S0419. JOSEF SUK, w.Jan Panenka (Pf.): Smetana & Suk; w.Alfréd Holecek (Pf.): Dvorák. (Czech Republic) Supraphon 3777, recorded 1962-71. - 099925377724
“Josef Suk, a Czech violinist who was known for his warm-toned interpretations of works by Mozart, Beethoven, Debussy and Janacek as well as for his lineage was a great-grandson of Dvorak and a grandson of the turn-of-the-century violinist and composer also named Josef Suk. Tall, elegant and silver-haired, Mr. Suk, at the height of his career, projected a thoughtfulness and an authority in his music-making that more than compensated for his disinclination to wrap his performances in technical flashiness. When he made his New York debut, playing the Dvorak Violin Concerto - later one of his signature pieces - with George Szell and the Cleveland Orchestra at Carnegie Hall in February 1964, Harold C. Schoenberg wrote in THE NEW YORK TIMES that Mr. Suk had a big sound and precise intonation, and that he ‘played with strength, with assurance and with all the rhythm that this seldom-played but attractive concerto needs’. In New York, Mr.
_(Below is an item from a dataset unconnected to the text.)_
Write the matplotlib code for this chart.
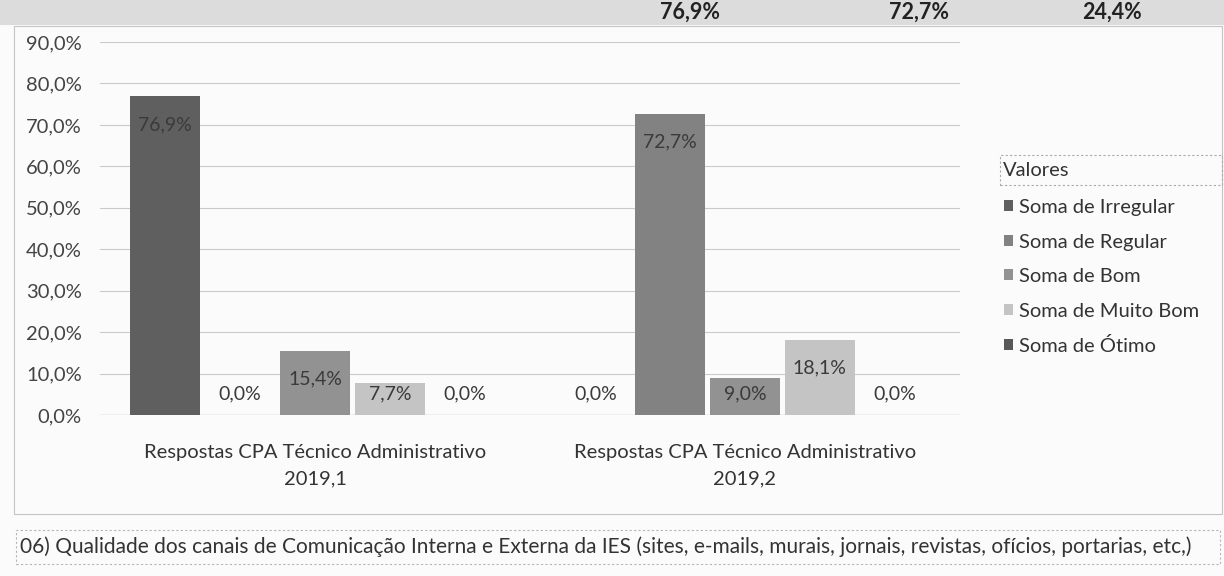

Suk was a frequent guest of the Chamber Music Society of Lincoln Center from the 1970s through the 1990s, often appearing in programs that drew heavily on Czech music, to which he brought a measure of authenticity.
Josef Suk was born in Prague on Aug. 8, 1929, and gave his first public performance, as a child prodigy, in 1940. His main teacher, from childhood through 1950, when he was studying at the Prague Conservatory, was Jaroslav Kocian. After Mr. Kocian’s death, Mr. Suk continued his studies at the Prague Academy and led the orchestra of the Prague National Theater from 1953 to 1955. At the same time, he was performing with the Prague String Quartet as first violinist and with the Suk Trio, which he formed in 1952 with Jan Panenka, the pianist, and Josef Chuchro, the cellist.
Though Mr. Suk had performed in Paris and Brussels in 1948, he began his mature touring career in 1959, making his British and American debuts in 1964. He started the Suk Chamber Orchestra in 1974 and was its conductor and artistic director until 2000. He also began performing as a violist in the early 1970s. Mr. Suk’s devotion to chamber music led him to form other alliances, some short term but several for extended projects. Among them were a duo with the harpsichordist Zuzana Ruziekova and a trio with the pianist Julius Katchen and the cellist Janos Starker.”